_Data provided:_
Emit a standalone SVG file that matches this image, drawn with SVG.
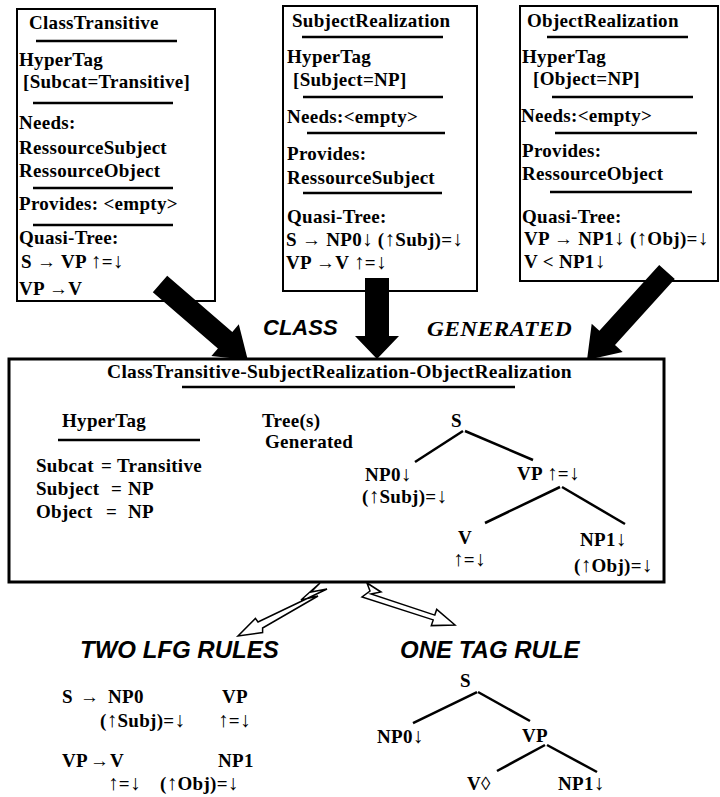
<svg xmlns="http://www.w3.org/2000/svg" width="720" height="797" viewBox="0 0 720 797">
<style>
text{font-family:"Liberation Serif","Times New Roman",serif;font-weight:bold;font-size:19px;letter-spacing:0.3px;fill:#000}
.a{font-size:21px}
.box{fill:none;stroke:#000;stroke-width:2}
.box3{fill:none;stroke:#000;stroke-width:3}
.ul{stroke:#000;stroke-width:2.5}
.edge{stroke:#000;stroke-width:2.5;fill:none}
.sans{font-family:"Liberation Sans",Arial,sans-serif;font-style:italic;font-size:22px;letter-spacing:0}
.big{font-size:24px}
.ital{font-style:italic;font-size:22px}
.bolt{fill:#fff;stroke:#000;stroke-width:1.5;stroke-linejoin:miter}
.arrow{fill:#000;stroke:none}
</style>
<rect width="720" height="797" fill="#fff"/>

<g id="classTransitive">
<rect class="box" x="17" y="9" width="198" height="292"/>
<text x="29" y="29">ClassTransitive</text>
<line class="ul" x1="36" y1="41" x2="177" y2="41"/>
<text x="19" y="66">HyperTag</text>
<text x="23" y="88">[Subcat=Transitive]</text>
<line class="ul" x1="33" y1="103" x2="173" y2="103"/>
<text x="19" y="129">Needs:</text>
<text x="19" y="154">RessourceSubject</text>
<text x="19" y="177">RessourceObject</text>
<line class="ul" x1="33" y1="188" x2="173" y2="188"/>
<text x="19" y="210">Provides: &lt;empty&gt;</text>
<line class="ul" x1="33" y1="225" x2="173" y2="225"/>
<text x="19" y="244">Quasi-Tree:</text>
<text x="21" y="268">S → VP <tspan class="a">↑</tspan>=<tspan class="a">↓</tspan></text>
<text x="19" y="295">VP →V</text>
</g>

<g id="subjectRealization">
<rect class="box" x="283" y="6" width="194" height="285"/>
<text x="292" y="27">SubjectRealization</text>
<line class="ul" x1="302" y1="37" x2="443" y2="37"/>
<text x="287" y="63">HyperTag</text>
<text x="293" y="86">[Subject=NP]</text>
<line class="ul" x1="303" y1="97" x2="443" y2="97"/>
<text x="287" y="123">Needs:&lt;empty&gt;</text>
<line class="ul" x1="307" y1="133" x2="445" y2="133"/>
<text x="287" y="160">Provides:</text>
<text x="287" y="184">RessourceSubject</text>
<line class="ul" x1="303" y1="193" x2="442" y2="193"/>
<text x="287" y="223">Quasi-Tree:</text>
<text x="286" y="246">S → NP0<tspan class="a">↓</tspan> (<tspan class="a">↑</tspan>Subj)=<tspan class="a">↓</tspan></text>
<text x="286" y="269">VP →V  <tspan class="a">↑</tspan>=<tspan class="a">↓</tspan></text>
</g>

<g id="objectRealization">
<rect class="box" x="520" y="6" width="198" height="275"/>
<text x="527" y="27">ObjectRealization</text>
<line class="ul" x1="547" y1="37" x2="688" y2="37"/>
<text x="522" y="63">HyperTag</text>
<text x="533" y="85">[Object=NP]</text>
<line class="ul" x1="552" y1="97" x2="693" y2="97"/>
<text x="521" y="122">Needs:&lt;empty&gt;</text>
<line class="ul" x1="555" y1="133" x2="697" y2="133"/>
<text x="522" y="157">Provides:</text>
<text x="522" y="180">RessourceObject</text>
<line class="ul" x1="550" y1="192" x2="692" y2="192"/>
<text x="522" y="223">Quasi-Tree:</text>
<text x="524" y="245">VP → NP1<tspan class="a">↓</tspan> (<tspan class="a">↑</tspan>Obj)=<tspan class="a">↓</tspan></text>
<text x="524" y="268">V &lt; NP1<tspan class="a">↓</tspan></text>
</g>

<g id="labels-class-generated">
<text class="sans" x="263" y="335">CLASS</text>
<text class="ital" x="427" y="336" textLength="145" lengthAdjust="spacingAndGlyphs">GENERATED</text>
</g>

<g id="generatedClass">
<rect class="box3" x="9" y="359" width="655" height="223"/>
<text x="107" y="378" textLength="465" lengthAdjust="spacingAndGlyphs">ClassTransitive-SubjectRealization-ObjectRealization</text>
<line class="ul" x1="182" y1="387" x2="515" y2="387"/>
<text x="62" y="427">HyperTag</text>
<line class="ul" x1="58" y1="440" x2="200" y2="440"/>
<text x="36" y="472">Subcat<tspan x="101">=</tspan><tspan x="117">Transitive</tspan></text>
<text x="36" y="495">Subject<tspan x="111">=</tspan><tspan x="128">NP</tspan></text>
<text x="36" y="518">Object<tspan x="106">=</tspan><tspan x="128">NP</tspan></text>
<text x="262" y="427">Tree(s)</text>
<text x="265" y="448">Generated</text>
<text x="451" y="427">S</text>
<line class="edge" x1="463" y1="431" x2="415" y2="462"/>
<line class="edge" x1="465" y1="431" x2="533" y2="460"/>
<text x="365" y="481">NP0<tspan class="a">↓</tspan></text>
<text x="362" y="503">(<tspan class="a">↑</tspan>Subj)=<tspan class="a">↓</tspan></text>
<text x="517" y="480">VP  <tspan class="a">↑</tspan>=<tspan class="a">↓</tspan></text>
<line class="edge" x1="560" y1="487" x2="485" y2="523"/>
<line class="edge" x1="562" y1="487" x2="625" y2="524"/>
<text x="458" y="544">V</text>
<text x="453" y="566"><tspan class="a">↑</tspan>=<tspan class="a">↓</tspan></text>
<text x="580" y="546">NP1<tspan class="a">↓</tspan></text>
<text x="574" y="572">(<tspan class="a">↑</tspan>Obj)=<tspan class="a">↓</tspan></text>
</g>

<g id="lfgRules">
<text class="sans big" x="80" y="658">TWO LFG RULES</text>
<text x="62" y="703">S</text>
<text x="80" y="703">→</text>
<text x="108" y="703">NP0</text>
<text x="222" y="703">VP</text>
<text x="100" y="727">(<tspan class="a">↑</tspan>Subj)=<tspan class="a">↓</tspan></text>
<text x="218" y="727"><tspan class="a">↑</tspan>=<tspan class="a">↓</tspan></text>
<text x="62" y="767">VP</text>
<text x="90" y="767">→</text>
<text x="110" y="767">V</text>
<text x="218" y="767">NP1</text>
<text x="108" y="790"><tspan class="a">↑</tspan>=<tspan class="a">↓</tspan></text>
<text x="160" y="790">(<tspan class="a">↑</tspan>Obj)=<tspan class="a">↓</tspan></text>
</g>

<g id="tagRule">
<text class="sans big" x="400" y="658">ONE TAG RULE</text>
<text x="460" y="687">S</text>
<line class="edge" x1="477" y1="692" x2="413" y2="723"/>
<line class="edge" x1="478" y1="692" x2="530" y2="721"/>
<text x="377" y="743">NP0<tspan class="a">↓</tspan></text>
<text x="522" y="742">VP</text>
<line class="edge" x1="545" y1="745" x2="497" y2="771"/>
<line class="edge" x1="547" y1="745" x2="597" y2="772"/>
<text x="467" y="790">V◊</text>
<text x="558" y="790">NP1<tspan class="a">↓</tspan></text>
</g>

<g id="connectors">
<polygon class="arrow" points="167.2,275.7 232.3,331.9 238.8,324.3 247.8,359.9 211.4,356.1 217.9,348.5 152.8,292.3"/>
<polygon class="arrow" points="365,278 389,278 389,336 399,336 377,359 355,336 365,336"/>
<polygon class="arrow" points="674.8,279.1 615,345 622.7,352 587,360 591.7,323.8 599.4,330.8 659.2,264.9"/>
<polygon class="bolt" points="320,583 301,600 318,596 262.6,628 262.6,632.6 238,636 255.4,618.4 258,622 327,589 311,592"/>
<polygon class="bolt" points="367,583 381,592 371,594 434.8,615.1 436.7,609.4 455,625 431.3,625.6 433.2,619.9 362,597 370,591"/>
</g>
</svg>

--

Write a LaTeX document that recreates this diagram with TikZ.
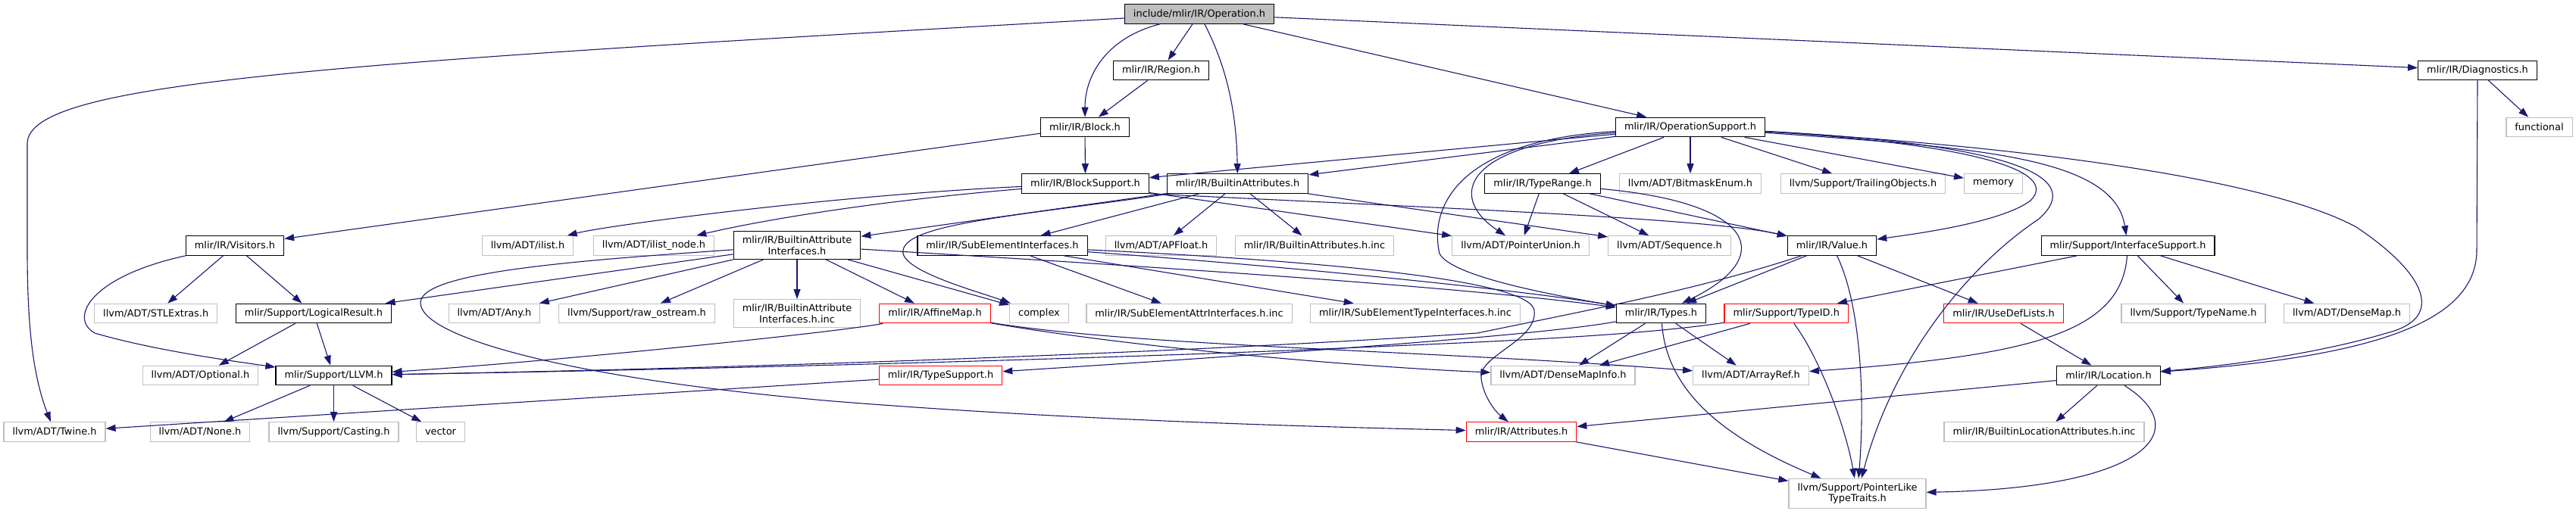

---

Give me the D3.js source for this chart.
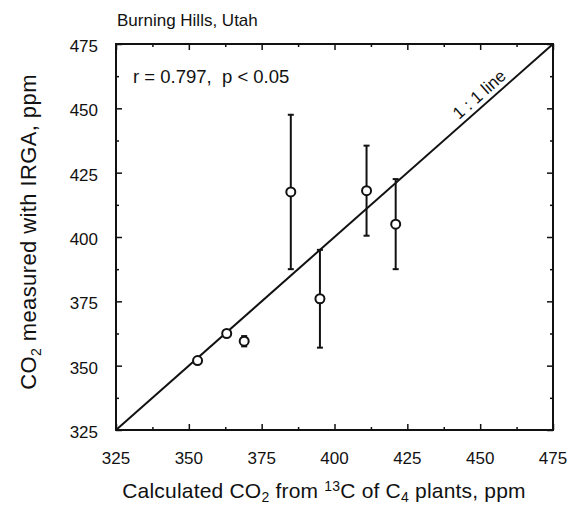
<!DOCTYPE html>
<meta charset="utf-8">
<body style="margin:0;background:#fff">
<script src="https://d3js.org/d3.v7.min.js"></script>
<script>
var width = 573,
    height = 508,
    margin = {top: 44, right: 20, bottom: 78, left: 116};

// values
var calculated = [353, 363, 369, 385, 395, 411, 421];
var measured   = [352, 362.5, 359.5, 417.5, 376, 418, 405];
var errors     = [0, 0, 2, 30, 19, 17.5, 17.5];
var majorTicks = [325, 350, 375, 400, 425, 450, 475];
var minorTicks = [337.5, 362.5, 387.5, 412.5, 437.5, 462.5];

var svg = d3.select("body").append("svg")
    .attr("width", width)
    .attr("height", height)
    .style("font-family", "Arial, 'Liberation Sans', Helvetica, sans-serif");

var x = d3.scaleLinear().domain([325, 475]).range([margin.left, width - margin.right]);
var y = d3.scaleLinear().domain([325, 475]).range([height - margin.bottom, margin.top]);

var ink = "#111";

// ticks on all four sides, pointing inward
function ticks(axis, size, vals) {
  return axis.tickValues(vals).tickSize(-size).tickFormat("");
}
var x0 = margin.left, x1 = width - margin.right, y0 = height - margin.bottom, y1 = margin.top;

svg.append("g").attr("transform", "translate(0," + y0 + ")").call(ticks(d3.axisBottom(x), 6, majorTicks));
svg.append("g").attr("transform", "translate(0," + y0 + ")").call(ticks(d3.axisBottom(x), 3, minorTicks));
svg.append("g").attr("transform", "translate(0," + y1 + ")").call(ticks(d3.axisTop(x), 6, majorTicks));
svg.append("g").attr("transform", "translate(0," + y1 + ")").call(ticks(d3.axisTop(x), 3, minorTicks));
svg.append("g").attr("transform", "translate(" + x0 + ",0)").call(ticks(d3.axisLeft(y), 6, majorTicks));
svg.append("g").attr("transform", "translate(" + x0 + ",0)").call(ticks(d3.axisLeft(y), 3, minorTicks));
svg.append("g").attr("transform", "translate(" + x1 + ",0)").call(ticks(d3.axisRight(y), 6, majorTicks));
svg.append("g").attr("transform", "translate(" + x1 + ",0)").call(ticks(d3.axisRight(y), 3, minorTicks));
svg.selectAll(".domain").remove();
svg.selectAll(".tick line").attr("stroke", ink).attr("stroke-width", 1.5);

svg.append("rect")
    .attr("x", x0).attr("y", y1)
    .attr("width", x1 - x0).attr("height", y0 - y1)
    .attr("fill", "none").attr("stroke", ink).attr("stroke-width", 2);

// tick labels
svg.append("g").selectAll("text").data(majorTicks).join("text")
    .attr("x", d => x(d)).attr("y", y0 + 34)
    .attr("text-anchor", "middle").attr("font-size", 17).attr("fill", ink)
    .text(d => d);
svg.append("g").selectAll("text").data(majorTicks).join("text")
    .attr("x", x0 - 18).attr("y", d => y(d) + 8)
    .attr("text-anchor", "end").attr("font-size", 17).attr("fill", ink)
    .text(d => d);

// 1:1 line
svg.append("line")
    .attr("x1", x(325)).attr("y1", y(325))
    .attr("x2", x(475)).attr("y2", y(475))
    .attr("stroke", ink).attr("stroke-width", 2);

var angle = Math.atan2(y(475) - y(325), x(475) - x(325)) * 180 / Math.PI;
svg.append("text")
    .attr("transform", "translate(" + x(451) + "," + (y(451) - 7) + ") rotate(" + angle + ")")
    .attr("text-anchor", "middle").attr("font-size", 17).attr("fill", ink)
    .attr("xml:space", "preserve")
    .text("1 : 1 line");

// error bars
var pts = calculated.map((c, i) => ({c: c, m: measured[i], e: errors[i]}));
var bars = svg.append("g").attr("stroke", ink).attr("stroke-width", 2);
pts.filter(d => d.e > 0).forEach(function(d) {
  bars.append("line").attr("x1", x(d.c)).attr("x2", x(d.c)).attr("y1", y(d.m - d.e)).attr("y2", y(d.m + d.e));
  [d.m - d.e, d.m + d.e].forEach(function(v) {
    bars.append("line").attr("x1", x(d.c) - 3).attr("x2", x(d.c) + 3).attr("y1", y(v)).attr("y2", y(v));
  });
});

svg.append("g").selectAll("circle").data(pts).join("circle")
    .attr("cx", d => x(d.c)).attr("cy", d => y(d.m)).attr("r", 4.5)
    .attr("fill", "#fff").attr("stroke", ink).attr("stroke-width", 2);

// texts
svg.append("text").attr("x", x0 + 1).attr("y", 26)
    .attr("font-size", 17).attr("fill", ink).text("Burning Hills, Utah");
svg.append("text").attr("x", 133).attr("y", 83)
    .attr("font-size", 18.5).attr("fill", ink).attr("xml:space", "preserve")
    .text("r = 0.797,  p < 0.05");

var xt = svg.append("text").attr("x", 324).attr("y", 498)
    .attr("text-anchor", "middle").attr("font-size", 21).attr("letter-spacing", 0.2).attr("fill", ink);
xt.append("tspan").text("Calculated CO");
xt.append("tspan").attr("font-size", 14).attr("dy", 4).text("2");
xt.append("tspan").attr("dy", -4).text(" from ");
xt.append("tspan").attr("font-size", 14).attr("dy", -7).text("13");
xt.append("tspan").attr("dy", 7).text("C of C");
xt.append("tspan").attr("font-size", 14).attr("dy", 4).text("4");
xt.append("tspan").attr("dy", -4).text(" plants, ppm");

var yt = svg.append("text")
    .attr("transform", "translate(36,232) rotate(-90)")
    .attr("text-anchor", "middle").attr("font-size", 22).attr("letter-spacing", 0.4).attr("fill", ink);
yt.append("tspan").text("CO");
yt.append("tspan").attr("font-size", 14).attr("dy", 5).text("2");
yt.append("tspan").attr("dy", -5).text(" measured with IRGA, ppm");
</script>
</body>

_The exercise:_ Write out, exactly and with nothing added, everything from the line with "Give me the D3.js source for this chart." down to the line with "var x0 = margin.left, x1", both included. Drop any pictures.

_Complete answer:_
Give me the D3.js source for this chart.
<!DOCTYPE html>
<meta charset="utf-8">
<body style="margin:0;background:#fff">
<script src="https://d3js.org/d3.v7.min.js"></script>
<script>
var width = 573,
    height = 508,
    margin = {top: 44, right: 20, bottom: 78, left: 116};

// values
var calculated = [353, 363, 369, 385, 395, 411, 421];
var measured   = [352, 362.5, 359.5, 417.5, 376, 418, 405];
var errors     = [0, 0, 2, 30, 19, 17.5, 17.5];
var majorTicks = [325, 350, 375, 400, 425, 450, 475];
var minorTicks = [337.5, 362.5, 387.5, 412.5, 437.5, 462.5];

var svg = d3.select("body").append("svg")
    .attr("width", width)
    .attr("height", height)
    .style("font-family", "Arial, 'Liberation Sans', Helvetica, sans-serif");

var x = d3.scaleLinear().domain([325, 475]).range([margin.left, width - margin.right]);
var y = d3.scaleLinear().domain([325, 475]).range([height - margin.bottom, margin.top]);

var ink = "#111";

// ticks on all four sides, pointing inward
function ticks(axis, size, vals) {
  return axis.tickValues(vals).tickSize(-size).tickFormat("");
}
var x0 = margin.left, x1 = width - margin.right, y0 = height - margin.bottom, y1 = margin.top;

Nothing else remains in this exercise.